» Data to use:
- - -

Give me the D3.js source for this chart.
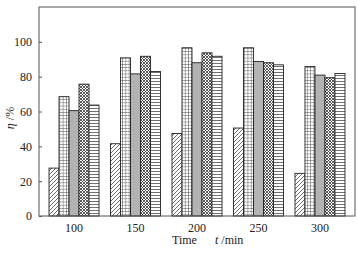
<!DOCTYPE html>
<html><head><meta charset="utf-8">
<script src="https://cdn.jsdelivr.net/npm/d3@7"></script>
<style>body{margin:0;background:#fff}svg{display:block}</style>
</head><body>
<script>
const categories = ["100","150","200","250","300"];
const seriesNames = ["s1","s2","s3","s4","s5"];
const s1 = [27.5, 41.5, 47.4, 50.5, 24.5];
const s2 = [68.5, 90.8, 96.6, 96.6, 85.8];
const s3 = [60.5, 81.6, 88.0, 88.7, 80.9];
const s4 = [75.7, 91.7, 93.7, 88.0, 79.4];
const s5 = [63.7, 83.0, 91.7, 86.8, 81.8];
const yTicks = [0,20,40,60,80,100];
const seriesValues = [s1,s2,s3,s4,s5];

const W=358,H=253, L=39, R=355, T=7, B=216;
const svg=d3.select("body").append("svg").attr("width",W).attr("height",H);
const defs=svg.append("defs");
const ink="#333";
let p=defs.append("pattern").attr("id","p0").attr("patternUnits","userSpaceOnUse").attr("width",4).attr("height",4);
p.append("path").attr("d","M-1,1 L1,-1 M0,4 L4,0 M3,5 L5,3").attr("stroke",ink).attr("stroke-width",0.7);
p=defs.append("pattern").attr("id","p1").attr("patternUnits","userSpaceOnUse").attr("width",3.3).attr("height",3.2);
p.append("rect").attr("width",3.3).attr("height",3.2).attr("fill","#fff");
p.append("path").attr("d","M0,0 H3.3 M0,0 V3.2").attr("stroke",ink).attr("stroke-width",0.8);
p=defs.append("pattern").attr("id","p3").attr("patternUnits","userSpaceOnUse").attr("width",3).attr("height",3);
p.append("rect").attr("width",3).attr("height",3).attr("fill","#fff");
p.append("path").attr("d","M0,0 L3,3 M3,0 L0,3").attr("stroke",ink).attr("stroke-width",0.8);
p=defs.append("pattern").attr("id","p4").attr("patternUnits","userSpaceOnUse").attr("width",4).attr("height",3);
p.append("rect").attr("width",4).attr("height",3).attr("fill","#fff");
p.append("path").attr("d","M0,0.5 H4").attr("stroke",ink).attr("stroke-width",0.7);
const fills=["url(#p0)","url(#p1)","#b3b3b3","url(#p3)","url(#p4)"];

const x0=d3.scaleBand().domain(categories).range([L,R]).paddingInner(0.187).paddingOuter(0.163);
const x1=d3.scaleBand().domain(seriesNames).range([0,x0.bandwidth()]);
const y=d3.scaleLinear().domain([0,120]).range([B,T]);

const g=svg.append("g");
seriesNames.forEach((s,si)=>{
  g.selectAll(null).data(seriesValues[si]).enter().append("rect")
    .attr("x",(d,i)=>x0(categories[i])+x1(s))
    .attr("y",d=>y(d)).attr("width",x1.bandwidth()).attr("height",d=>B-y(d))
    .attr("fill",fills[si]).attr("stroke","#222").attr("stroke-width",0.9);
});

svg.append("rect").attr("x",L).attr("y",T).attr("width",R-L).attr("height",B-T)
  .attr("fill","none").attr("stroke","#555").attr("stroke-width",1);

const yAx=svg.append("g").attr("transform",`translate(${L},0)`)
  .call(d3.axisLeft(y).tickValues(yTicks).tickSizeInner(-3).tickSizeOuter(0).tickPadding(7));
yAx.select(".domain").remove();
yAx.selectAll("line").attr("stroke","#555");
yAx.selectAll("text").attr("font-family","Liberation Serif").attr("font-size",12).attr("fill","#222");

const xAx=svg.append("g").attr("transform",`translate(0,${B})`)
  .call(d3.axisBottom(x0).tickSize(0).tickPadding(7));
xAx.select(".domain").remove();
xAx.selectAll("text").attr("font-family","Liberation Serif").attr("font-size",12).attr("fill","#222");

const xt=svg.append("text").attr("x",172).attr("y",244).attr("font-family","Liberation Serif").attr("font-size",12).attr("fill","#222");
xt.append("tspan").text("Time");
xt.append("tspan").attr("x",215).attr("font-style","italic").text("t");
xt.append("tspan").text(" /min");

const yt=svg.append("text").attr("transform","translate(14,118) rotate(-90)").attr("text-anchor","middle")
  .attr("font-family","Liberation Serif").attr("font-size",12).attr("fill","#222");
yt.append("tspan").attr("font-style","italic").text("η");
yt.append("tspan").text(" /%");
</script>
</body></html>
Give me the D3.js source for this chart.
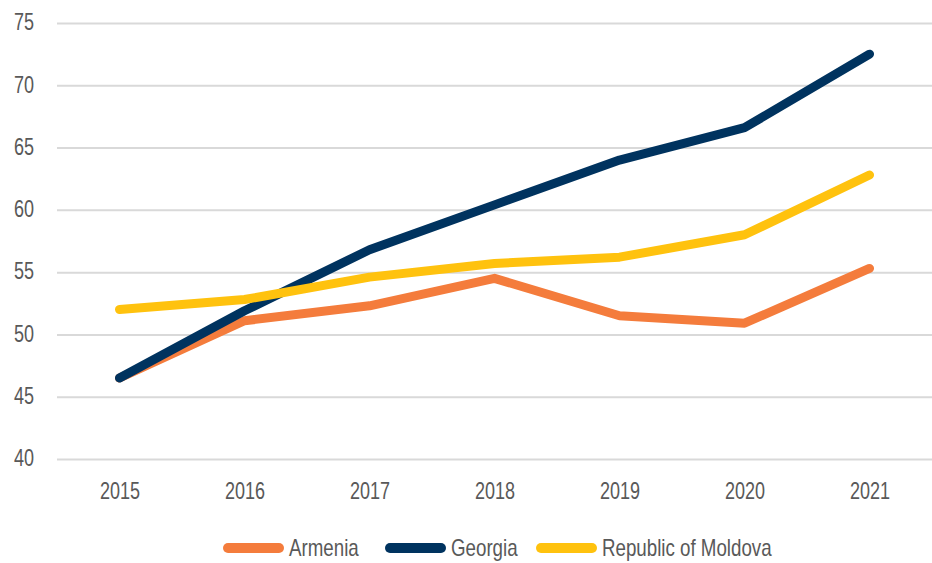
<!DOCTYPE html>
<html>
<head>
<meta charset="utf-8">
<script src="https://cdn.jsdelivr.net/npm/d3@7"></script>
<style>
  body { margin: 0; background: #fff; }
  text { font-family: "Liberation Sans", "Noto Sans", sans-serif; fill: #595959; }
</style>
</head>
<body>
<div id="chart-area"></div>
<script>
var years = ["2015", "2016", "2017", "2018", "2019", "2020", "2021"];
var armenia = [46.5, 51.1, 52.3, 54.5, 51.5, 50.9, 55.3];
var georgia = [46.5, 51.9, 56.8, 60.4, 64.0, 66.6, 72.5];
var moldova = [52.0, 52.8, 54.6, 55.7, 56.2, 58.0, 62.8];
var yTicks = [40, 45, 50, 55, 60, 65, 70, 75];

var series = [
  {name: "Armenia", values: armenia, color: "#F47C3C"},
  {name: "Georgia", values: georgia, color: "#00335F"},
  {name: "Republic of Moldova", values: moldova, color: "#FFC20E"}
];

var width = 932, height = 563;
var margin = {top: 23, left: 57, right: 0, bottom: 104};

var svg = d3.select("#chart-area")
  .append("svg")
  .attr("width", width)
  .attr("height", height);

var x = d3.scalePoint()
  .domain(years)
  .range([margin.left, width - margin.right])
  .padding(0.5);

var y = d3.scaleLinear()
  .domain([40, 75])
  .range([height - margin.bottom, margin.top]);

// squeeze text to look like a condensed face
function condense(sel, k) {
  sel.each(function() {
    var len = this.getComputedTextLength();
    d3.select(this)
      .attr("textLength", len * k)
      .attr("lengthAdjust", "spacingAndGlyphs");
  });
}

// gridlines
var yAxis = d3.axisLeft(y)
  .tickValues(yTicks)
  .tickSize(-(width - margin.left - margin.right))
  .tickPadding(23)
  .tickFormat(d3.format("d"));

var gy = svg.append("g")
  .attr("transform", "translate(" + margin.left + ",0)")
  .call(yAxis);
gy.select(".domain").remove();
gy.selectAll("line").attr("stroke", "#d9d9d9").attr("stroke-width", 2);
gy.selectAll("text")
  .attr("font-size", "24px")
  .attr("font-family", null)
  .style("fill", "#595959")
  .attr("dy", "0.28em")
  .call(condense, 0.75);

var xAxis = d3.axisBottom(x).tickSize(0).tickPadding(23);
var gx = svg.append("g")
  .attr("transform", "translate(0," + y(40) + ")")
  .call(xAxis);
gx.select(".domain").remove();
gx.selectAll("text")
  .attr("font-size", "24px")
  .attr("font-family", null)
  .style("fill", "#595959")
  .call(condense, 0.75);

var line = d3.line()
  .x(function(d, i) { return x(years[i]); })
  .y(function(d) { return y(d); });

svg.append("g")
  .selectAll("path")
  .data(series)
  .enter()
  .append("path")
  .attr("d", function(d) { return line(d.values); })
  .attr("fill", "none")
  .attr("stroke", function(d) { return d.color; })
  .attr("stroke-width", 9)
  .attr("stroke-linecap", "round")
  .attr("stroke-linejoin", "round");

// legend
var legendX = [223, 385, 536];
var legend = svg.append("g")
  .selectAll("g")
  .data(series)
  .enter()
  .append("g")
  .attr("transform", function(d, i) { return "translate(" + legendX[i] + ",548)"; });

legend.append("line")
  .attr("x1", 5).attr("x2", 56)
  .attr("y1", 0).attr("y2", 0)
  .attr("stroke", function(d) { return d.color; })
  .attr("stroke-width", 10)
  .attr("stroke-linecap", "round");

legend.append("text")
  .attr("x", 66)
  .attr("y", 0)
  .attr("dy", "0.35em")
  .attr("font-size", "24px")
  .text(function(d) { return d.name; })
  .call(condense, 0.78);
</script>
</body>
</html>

- - -

Scan the entries above for the word "this" and collect each line holding it.

Give me the D3.js source for this chart.
Give me the D3.js source for this chart.
    var len = this.getComputedTextLength();
    d3.select(this)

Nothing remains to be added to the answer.